* Written request *
Retype nothing but the lines from the start of the material up to and including the line with "const sampleStep = 2; // seconds per category". Pictures don't belong in the copy.

******************************

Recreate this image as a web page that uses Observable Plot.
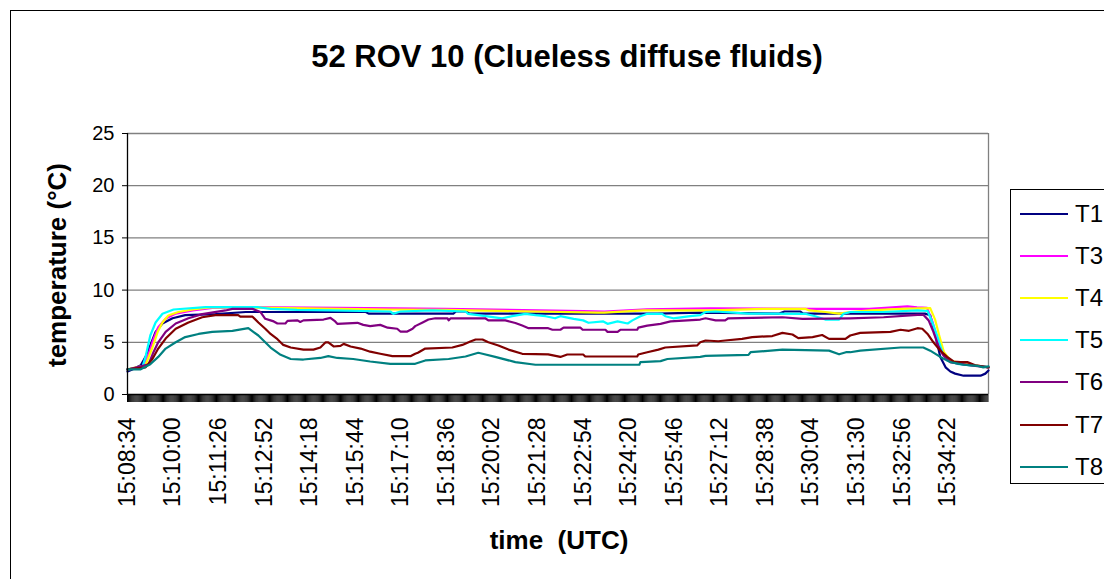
<!DOCTYPE html>
<html><head><meta charset="utf-8">
<script src="https://cdn.jsdelivr.net/npm/d3@7"></script>
<script src="https://cdn.jsdelivr.net/npm/@observablehq/plot@0.6"></script>
<style>
body{margin:0;background:#fff;font-family:Arial,"Liberation Sans",sans-serif;}
#wrap{position:relative;width:1104px;height:579px;overflow:hidden;background:#fff;}
#wrap svg{position:absolute;left:0;top:0;}
.border{position:absolute;left:10px;top:10px;width:1200px;height:700px;border:1px solid #000;box-sizing:border-box;}
.title{position:absolute;left:567px;top:41px;transform:translateX(-50%);font-size:31px;font-weight:bold;white-space:nowrap;line-height:1;}
.ytitle{position:absolute;left:57px;top:265px;transform:translate(-50%,-50%) rotate(-90deg);font-size:26px;font-weight:bold;white-space:nowrap;line-height:1;}
.xtitle{position:absolute;left:559px;top:540px;transform:translate(-50%,-50%);font-size:26px;font-weight:bold;white-space:pre;line-height:1;}
.legend{position:absolute;left:1010px;top:189px;width:140px;height:295px;border:1px solid #000;box-sizing:border-box;background:#fff;}
.entry{position:absolute;left:9px;height:30px;display:flex;align-items:center;font-size:24px;}
.entry span.sw{display:inline-block;width:48px;height:2px;margin-right:7px;}
</style></head><body><div id="wrap"></div>
<script>
// ---- data ----
const seriesNames = ["T1","T3","T4","T5","T6","T7","T8"];
const seriesColors = ["#000080","#FF00FF","#FFFF00","#00FFFF","#800080","#800000","#008080"];
const startClock = "15:08:34";
const endSecond = 1625; // seconds after start where the record ends
const xTickLabels = ["15:08:34","15:10:00","15:11:26","15:12:52","15:14:18","15:15:44","15:17:10","15:18:36","15:20:02","15:21:28","15:22:54","15:24:20","15:25:46","15:27:12","15:28:38","15:30:04","15:31:30","15:32:56","15:34:22"];
const yTicks = [0,5,10,15,20,25];
const sampleStep = 2; // seconds per category

// [seconds after 15:08:34, temperature °C]
const T1 = [[0,2.2],[9,2.4],[25,2.8],[34,3.6],[43,4.7],[53,6.0],[66,6.8],[85,7.3],[109,7.6],[166,7.7],[223,7.9],[270,7.9],[450,7.9],[455,7.75],[615,7.75],[620,7.95],[640,7.95],[645,7.75],[1000,7.75],[1080,7.85],[1230,7.75],[1240,7.95],[1270,7.95],[1275,7.75],[1505,7.75],[1515,7.6],[1525,5.65],[1534,3.6],[1544,2.6],[1553,2.2],[1562,2.0],[1578,1.8],[1610,1.8],[1619,2.0],[1625,2.3]];
const T3 = [[0,2.4],[28,2.6],[40,3.9],[49,5.3],[58,6.45],[72,7.25],[91,7.75],[123,8.05],[160,8.3],[270,8.35],[400,8.3],[600,8.2],[860,8.0],[900,7.95],[980,8.15],[1100,8.25],[1300,8.2],[1400,8.2],[1430,8.3],[1472,8.45],[1490,8.35],[1509,8.3],[1519,7.0],[1528,5.4],[1538,3.9],[1550,3.2],[1578,2.94],[1604,2.78],[1625,2.6]];
const T4 = [[0,2.4],[34,2.8],[47,4.5],[57,6.0],[66,6.9],[77,7.57],[96,7.9],[123,8.14],[160,8.36],[270,8.3],[496,8.14],[600,8.1],[887,7.85],[900,7.85],[974,8.05],[1100,8.05],[1204,8.2],[1280,8.2],[1287,8.05],[1317,7.9],[1343,7.75],[1364,7.9],[1402,8.05],[1459,8.2],[1515,8.27],[1524,7.2],[1532,5.65],[1541,4.05],[1553,3.26],[1578,2.94],[1604,2.78],[1625,2.6]];
const T5 = [[0,2.4],[28,2.6],[34,3.6],[43,5.65],[53,6.9],[66,7.73],[87,8.14],[147,8.36],[247,8.36],[270,8.2],[320,8.1],[383,8.05],[496,7.95],[502,7.73],[515,7.95],[575,8.05],[638,7.95],[643,7.73],[676,7.5],[707,7.3],[726,7.5],[751,7.73],[770,7.6],[789,7.5],[807,7.3],[817,7.5],[842,7.25],[860,7.1],[870,6.87],[898,7.0],[906,6.77],[925,7.0],[944,6.8],[953,7.1],[968,7.5],[981,7.73],[1009,7.73],[1015,7.5],[1030,7.3],[1062,7.5],[1081,7.6],[1091,7.9],[1110,7.95],[1172,7.75],[1279,7.73],[1298,7.5],[1317,7.18],[1343,7.18],[1351,7.73],[1364,7.9],[1427,7.9],[1491,8.05],[1510,8.0],[1519,6.9],[1528,5.65],[1538,4.05],[1547,3.26],[1566,2.94],[1591,2.78],[1615,2.7],[1625,2.6]];
const T6 = [[0,2.4],[40,2.9],[49,4.05],[58,5.0],[72,6.0],[91,6.8],[115,7.3],[141,7.7],[185,8.05],[198,8.2],[236,8.2],[251,7.9],[260,7.25],[270,7.1],[276,7.0],[283,6.8],[298,6.8],[302,7.05],[321,7.1],[326,6.95],[332,7.1],[370,7.18],[383,7.34],[392,7.0],[396,6.77],[434,6.87],[445,6.67],[458,6.55],[477,6.67],[491,6.4],[509,6.3],[515,6.03],[528,6.03],[538,6.3],[543,6.55],[557,6.9],[568,7.18],[581,7.3],[604,7.3],[606,7.1],[610,7.3],[675,7.3],[681,7.1],[713,7.1],[732,6.85],[745,6.6],[757,6.35],[794,6.35],[802,6.2],[817,6.2],[823,6.4],[855,6.4],[859,6.2],[902,6.2],[906,6.0],[925,6.0],[930,6.2],[962,6.2],[964,6.4],[981,6.6],[1006,6.77],[1025,7.0],[1081,7.18],[1091,7.3],[1110,7.1],[1128,7.1],[1134,7.3],[1236,7.4],[1274,7.25],[1364,7.3],[1427,7.4],[1491,7.63],[1502,7.63],[1512,7.1],[1521,6.0],[1530,4.7],[1540,3.73],[1553,3.1],[1572,2.94],[1600,2.75],[1625,2.6]];
const T7 = [[0,2.4],[34,2.6],[47,3.4],[58,4.4],[72,5.36],[91,6.3],[115,6.9],[141,7.4],[166,7.6],[209,7.6],[213,7.45],[236,7.45],[247,6.9],[260,6.3],[270,5.8],[283,5.3],[294,4.75],[308,4.5],[332,4.3],[351,4.3],[364,4.5],[374,5.0],[379,5.0],[389,4.6],[402,4.65],[408,4.85],[421,4.6],[440,4.4],[458,4.1],[477,3.9],[500,3.67],[534,3.67],[543,3.9],[548,4.0],[562,4.4],[613,4.5],[632,4.75],[647,5.07],[657,5.27],[670,5.27],[681,5.0],[700,4.7],[719,4.3],[745,3.9],[794,3.85],[817,3.6],[830,3.83],[860,3.83],[864,3.64],[962,3.64],[964,3.83],[981,4.05],[1002,4.3],[1015,4.5],[1075,4.7],[1081,5.0],[1091,5.17],[1115,5.1],[1128,5.17],[1160,5.33],[1179,5.5],[1217,5.6],[1236,5.9],[1255,5.75],[1266,5.4],[1293,5.5],[1311,5.7],[1324,5.33],[1355,5.33],[1364,5.65],[1383,5.9],[1440,6.0],[1459,6.2],[1475,6.1],[1491,6.35],[1500,6.3],[1510,5.8],[1521,5.0],[1534,4.2],[1547,3.6],[1559,3.16],[1572,3.1],[1585,3.1],[1600,2.8],[1625,2.6]];
const T8 = [[0,2.4],[24,2.4],[43,2.9],[58,3.6],[72,4.4],[91,5.0],[109,5.5],[134,5.8],[160,6.0],[198,6.1],[228,6.35],[247,5.65],[270,4.5],[289,3.8],[308,3.4],[332,3.35],[364,3.5],[379,3.67],[396,3.5],[426,3.4],[458,3.16],[496,2.94],[543,2.94],[562,3.26],[606,3.4],[638,3.64],[662,4.0],[670,3.9],[694,3.6],[732,3.1],[770,2.85],[966,2.85],[968,3.1],[1006,3.2],[1019,3.4],[1081,3.6],[1091,3.7],[1172,3.8],[1176,4.05],[1236,4.3],[1324,4.2],[1343,3.85],[1356,4.05],[1364,4.05],[1383,4.2],[1459,4.5],[1502,4.5],[1515,4.2],[1534,3.6],[1553,3.1],[1578,2.85],[1604,2.75],[1615,2.6],[1625,2.7]];
const seriesData = [T1,T3,T4,T5,T6,T7,T8];

// ---- build ----
const toSec = s => { const [h,m,c] = s.split(":").map(Number); return h*3600+m*60+c; };
const t0 = toSec(startClock);
const labelSecs = xTickLabels.map(l => toSec(l) - t0);
const labelMap = new Map(labelSecs.map((s,i)=>[s, xTickLabels[i]]));
const denseTicks = d3.range(0, endSecond + 1, sampleStep);
const rows = seriesNames.flatMap((name,i) => seriesData[i].map(([t,v]) => ({series:name, t, v})));

const chart = Plot.plot({
  width:1104, height:579,
  marginLeft:127, marginRight:116, marginTop:133, marginBottom:185,
  style:{fontFamily:"Arial, 'Liberation Sans', sans-serif", background:"transparent", overflow:"visible", color:"#000"},
  x:{type:"linear", domain:[0,endSecond]},
  y:{domain:[0,25]},
  color:{domain:seriesNames, range:seriesColors},
  marks:[
    Plot.ruleY(yTicks.slice(1), {stroke:"#808080", strokeWidth:1.3}),
    Plot.ruleX([endSecond], {y1:0, y2:25, stroke:"#808080", strokeWidth:1.3}),
    Plot.lineY(rows, {x:"t", y:"v", z:"series", stroke:"series", strokeWidth:2.2, curve:"linear"}),
    Plot.ruleX([0], {y1:0, y2:25, stroke:"#000", strokeWidth:1.3}),
    Plot.ruleY([0], {stroke:"#000", strokeWidth:1.3}),
    Plot.axisY({ticks:yTicks, tickSize:5, tickPadding:8, fontSize:20, label:null, tickFormat:d=>String(d)}),
    Plot.axisX({ticks:denseTicks, tickSize:8, tickFormat:()=>"", label:null, strokeWidth:1}),
    Plot.axisX({ticks:labelSecs, tickSize:0, tickPadding:23, tickRotate:-90, fontSize:23, label:null, tickFormat:d=>labelMap.get(d)})
  ]
});

const wrap = document.getElementById("wrap");
wrap.appendChild(chart);
const add = (cls, text) => { const d = document.createElement("div"); d.className = cls; if (text) d.textContent = text; wrap.appendChild(d); return d; };
add("border");
add("title", "52 ROV 10 (Clueless diffuse fluids)");
add("ytitle", "temperature (°C)");
add("xtitle", "time  (UTC)");
const leg = add("legend");
seriesNames.forEach((n,i) => {
  const e = document.createElement("div");
  e.className = "entry";
  e.style.top = (9 + i*42.1) + "px";
  const sw = document.createElement("span"); sw.className = "sw"; sw.style.background = seriesColors[i];
  e.appendChild(sw); e.appendChild(document.createTextNode(n));
  leg.appendChild(e);
});
</script></body></html>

******************************

* Exercise response *
Recreate this image as a web page that uses Observable Plot.
<!DOCTYPE html>
<html><head><meta charset="utf-8">
<script src="https://cdn.jsdelivr.net/npm/d3@7"></script>
<script src="https://cdn.jsdelivr.net/npm/@observablehq/plot@0.6"></script>
<style>
body{margin:0;background:#fff;font-family:Arial,"Liberation Sans",sans-serif;}
#wrap{position:relative;width:1104px;height:579px;overflow:hidden;background:#fff;}
#wrap svg{position:absolute;left:0;top:0;}
.border{position:absolute;left:10px;top:10px;width:1200px;height:700px;border:1px solid #000;box-sizing:border-box;}
.title{position:absolute;left:567px;top:41px;transform:translateX(-50%);font-size:31px;font-weight:bold;white-space:nowrap;line-height:1;}
.ytitle{position:absolute;left:57px;top:265px;transform:translate(-50%,-50%) rotate(-90deg);font-size:26px;font-weight:bold;white-space:nowrap;line-height:1;}
.xtitle{position:absolute;left:559px;top:540px;transform:translate(-50%,-50%);font-size:26px;font-weight:bold;white-space:pre;line-height:1;}
.legend{position:absolute;left:1010px;top:189px;width:140px;height:295px;border:1px solid #000;box-sizing:border-box;background:#fff;}
.entry{position:absolute;left:9px;height:30px;display:flex;align-items:center;font-size:24px;}
.entry span.sw{display:inline-block;width:48px;height:2px;margin-right:7px;}
</style></head><body><div id="wrap"></div>
<script>
// ---- data ----
const seriesNames = ["T1","T3","T4","T5","T6","T7","T8"];
const seriesColors = ["#000080","#FF00FF","#FFFF00","#00FFFF","#800080","#800000","#008080"];
const startClock = "15:08:34";
const endSecond = 1625; // seconds after start where the record ends
const xTickLabels = ["15:08:34","15:10:00","15:11:26","15:12:52","15:14:18","15:15:44","15:17:10","15:18:36","15:20:02","15:21:28","15:22:54","15:24:20","15:25:46","15:27:12","15:28:38","15:30:04","15:31:30","15:32:56","15:34:22"];
const yTicks = [0,5,10,15,20,25];
const sampleStep = 2; // seconds per category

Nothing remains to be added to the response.